Appare assai strano, nella Solennità dell’Epifania, che tutta Gerusalemme sia rimasta turbata dalle parole dei Magi che chiedevano dove fosse nato il Re dei Giudei; e se il turbamento è naturale, dinanzi ad un’opera grandiosa di Dio, non lo è però l’atteggiamento di sordità e disinteresse che ne seguì.
Chiediamoci dunque: perché tutto questo?
La risposta è semplice: il lavoro di “evangelizzazione” degli scribi e dei capi dei sacerdoti era fallimentare e addirittura dannoso.

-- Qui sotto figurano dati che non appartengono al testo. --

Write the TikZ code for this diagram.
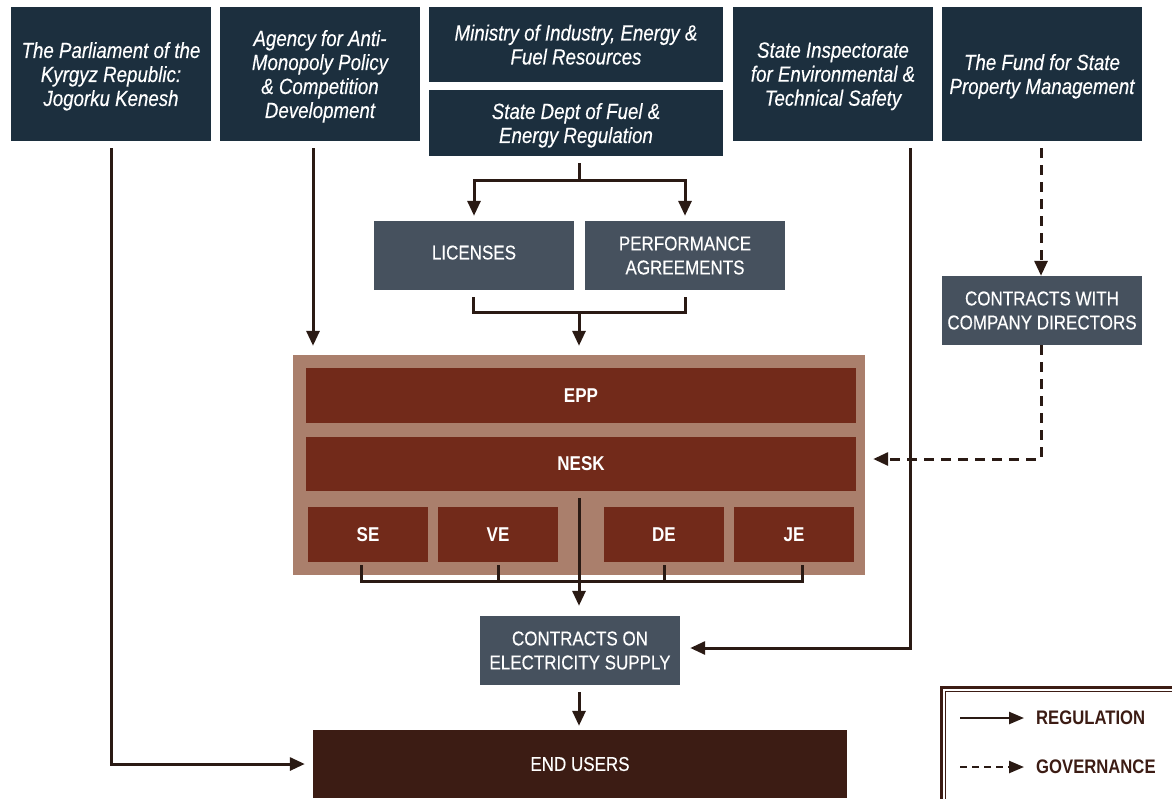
\documentclass[tikz,border=0pt]{standalone}
\usepackage{fontspec}
\setmainfont[FakeStretch=0.85, UprightFeatures={FakeBold=0.3}, ItalicFeatures={FakeBold=0.3}]{Liberation Sans}
\usetikzlibrary{arrows.meta,calc}
\definecolor{navy}{HTML}{1C2F3E}
\definecolor{slate}{HTML}{46515E}
\definecolor{rust}{HTML}{722A1A}
\definecolor{framec}{HTML}{AA7F6C}
\definecolor{enduser}{HTML}{3C1C14}
\definecolor{ink}{HTML}{2A1A14}
\begin{document}
\begin{tikzpicture}[x=1pt,y=-1pt,
  box/.style={inner sep=0pt, align=center, text=white},
  topbox/.style={box, fill=navy, text depth=0pt, font=\fontsize{22}{24}\selectfont\itshape},
  greybox/.style={box, fill=slate, font=\fontsize{20}{24}\selectfont, minimum width=200pt, minimum height=69pt},
  redbox/.style={box, fill=rust, font=\fontsize{20}{22}\selectfont\bfseries},
  subbox/.style={redbox, minimum width=120pt, minimum height=55pt},
  line/.style={draw=ink, line width=3pt},
  reg/.style={line, -{Triangle[width=13pt,length=15pt]}},
  gov/.style={reg, dash pattern=on 10pt off 7pt},
  legtext/.style={inner sep=0pt, anchor=west, text=enduser, font=\fontsize{19.6}{22}\selectfont\bfseries}]
\useasboundingbox (0,0) rectangle (1172,798);
\clip (0,0) rectangle (1172,798);

% top row
\node[topbox, minimum width=200pt, minimum height=134pt] (parl) at (111,74) {The Parliament of the\\Kyrgyz Republic:\\Jogorku Kenesh};
\node[topbox, minimum width=200pt, minimum height=134pt] (agency) at (320,74) {Agency for Anti-\\Monopoly Policy\\\& Competition\\Development};
\node[topbox, minimum width=294pt, minimum height=75pt] (ministry) at (576,44.5) {Ministry of Industry, Energy \&\\Fuel Resources};
\node[topbox, minimum width=294pt, minimum height=66pt] (dept) at (576,123) {State Dept of Fuel \&\\Energy Regulation};
\node[topbox, minimum width=200pt, minimum height=134pt] (insp) at (833,74) {State Inspectorate\\for Environmental \&\\Technical Safety};
\node[topbox, minimum width=200pt, minimum height=134pt] (fund) at (1042,74) {The Fund for State\\Property Management};

% grey boxes
\node[greybox, text depth=6pt] (lic) at (474,255.5) {LICENSES};
\node[greybox] (perf) at (685,255.5) {PERFORMANCE\\AGREEMENTS};
\node[greybox] (cwd) at (1042,310.5) {CONTRACTS WITH\\COMPANY DIRECTORS};

% company frame
\node[fill=framec, inner sep=0pt, minimum width=572pt, minimum height=220pt] (frame) at (579,465) {};
\node[redbox, minimum width=550pt, minimum height=55pt] (epp) at (581,395.5) {EPP};
\node[redbox, minimum width=550pt, minimum height=54pt] (nesk) at (581,464) {NESK};
\node[subbox] (se) at (368,534.5) {SE};
\node[subbox] (ve) at (498,534.5) {VE};
\node[subbox] (de) at (664,534.5) {DE};
\node[subbox] (je) at (794,534.5) {JE};

\node[greybox] (ces) at (580,650.5) {CONTRACTS ON\\ELECTRICITY SUPPLY};
\node[box, fill=enduser, minimum width=534pt, minimum height=68pt, font=\fontsize{20}{22}\selectfont] (end) at (580,764) {END USERS};

% connectors
\draw[reg, shorten >=8pt] ([yshift=-7pt]parl.south) |- (end.west);
\coordinate (ag) at ($(agency.south)+(-7,7)$);
\draw[reg, shorten >=9pt] (ag) -- (ag |- frame.north);
\coordinate (dp) at ($(dept.south)+(3,7)$);
\coordinate (split) at ($(dp)+(0,17)$);
\draw[line] (dp) -- (split);
\draw[reg, shorten >=5pt] (split) -| (lic.north);
\draw[reg, shorten >=5pt] (split) -| (perf.north);
\coordinate (join) at ($(lic.south -| frame.north)+(0,22)$);
\draw[line] ([xshift=-1pt,yshift=-7pt]lic.south) |- (join) -| ([yshift=-7pt]perf.south);
\draw[reg, shorten >=9pt] (join) -- (frame.north);

\coordinate (sjoin) at ($(se.south)+(-7,19)$);
\draw[line] ([xshift=-7pt,yshift=-3pt]se.south) -- (sjoin) -- ($(je.south)+(8,19)$) -- ([xshift=8pt,yshift=-3pt]je.south);
\draw[line] ([yshift=-3pt]ve.south) -- ($(ve.south)+(0,19)$);
\draw[line] ([yshift=-3pt]de.south) -- ($(de.south)+(0,19)$);
\coordinate (nk) at ($(nesk.south)+(-2,7)$);
\draw[reg, shorten >=10pt] (nk) -- (nk |- ces.north);

\draw[reg, shorten >=10pt] ([xshift=77pt,yshift=-7pt]insp.south) |- ($(ces.east)+(0,-2.5)$);
\draw[gov] ([xshift=-1pt,yshift=-7pt]fund.south) -- ([xshift=-1pt]cwd.north);
\draw[gov, shorten >=17pt] ([xshift=-1pt]cwd.south) |- ($(nesk.east)+(0,-5)$);
\coordinate (cs) at ($(ces.south)+(-1,7)$);
\draw[reg, shorten >=4pt] (cs) -- (cs |- end.north);

% legend
\draw[draw=enduser, line width=2.6pt] (941.3,687.3) rectangle (1190,820);
\draw[draw=enduser, line width=0.9pt] (945.5,691.5) rectangle (1190,820);
\node[legtext] (lreg) at (1036,718) {REGULATION};
\node[legtext] (lgov) at (1036,767) {GOVERNANCE};
\draw[reg, line width=2.4pt, -{Triangle[width=12pt,length=15pt]}] ([xshift=-76pt]lreg.west) -- ([xshift=-12pt]lreg.west);
\draw[gov, line width=2.4pt, dash pattern=on 7pt off 5pt, -{Triangle[width=12pt,length=15pt]}] ([xshift=-76pt]lgov.west) -- ([xshift=-12pt]lgov.west);
\end{tikzpicture}
\end{document}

Come si capirà più avanti, quando Gesù inizierà la sua missione pubblica, costoro invece di formare secondo verità le coscienze curavano i propri interessi e coltivavano la superbia e l’idolatria. Il popolo aveva bisogno di luce e loro davano tenebra.
Il Vangelo però non parla ai gerosolomitani di ieri né è un resoconto ordinato che serve per scrivere un libro di storia da riporre negli scaffali di una biblioteca. Parla ai credenti di oggi, a coloro che desiderano essere discepoli di Gesù. Proprio costoro devono convincersi di avere bisogno di Sacerdoti sapienti che sappiano illuminare la via, ognuno secondo la sua specifica responsabilità.
La loro parola deve essere più luminosa della Stella cometa, deve brillare di giorno e di notte perché tutti possano rimanere attratti dal suo splendore e venire condotti alla Capanna di Betlemme dov’è nato il Re dei re.
Ogni battezzato, per il suo più grande bene, deve pregare molto per la santità dei Sacerdoti e instaurare con essi la giusta relazione di fede, consapevole che il gregge ha bisogno del pastore. Del resto anche la profezia citata dagli scribi, interpellati da Erode, rimanda a questo tema: «E tu, Betlemme, terra di Giuda, non sei davvero l’ultima delle città principali di Giuda: da te infatti uscirà un capo che sarà il pastore del mio popolo, Israele» (Mt 2,6).
Gesù è presentato oggi come il pastore del popolo di Dio, un pastore amorevole e sapiente che dona la vita per le sue pecorelle e le difende dai lupi e dalle bestie feroci. Di lui ci sarà sempre bisogno, in ogni luogo della terra. Ma lui, per operare, ha bisogno di Sacerdoti che lo sappiano imitare e che si lascino condurre dal suo Santo Spirito.
Per questo motivo, tutta la Chiesa, deve avere a cuore la nascita di nuove vocazioni al Sacerdozio e la crescita in sapienza e grazia di quanti già hanno risposto alla chiamata.
Ognuno deve porre ogni attenzione a non banalizzare l’identità e la missione del Sacerdote che non può essere ridotto ad un operatore sociale o ad un cantastorie. Il Sacerdote va aiutato da tutti ad entrare sempre più nell’altissimo mistero che lo avvolge e che ne fa un alter Christus.
Tuttavia la questione si fa in tal senso difficile, perché la cultura contemporanea – e anche molta falsa teologia, “collega” della mentalità laicista più sfrenata – non vede il Presbitero come il pastore del gregge. Lo considera un ufficiale del sacro, un personaggio di facciata, una specie di laico vestito da prete o chissà cos’altro. E questa visione errata non aiuta nessuno né riempie le Parrocchie! Aiuta soltanto la distruzione della Chiesa e la perdizione di molte anime.
La Solennità dell’Epifania ci aiuti a vedere quel Bambino che è nato a Betlemme come il Buon Pastore che ama le sue pecorelle, ma al tempo stesso ci aiuti a credere nel Sacerdote e nella sua missione. Che nessuno di noi dimentichi che la Stella Cometa è un fatto straordinario, mentre il Sacerdote è la via ordinaria per conoscere Cristo secondo verità e poterlo adorare.
La Vergine Maria, insieme a San Giuseppe, interceda per noi affinché tutti apriamo gli occhi e guardiamo ogni cosa secondo il cuore di Cristo.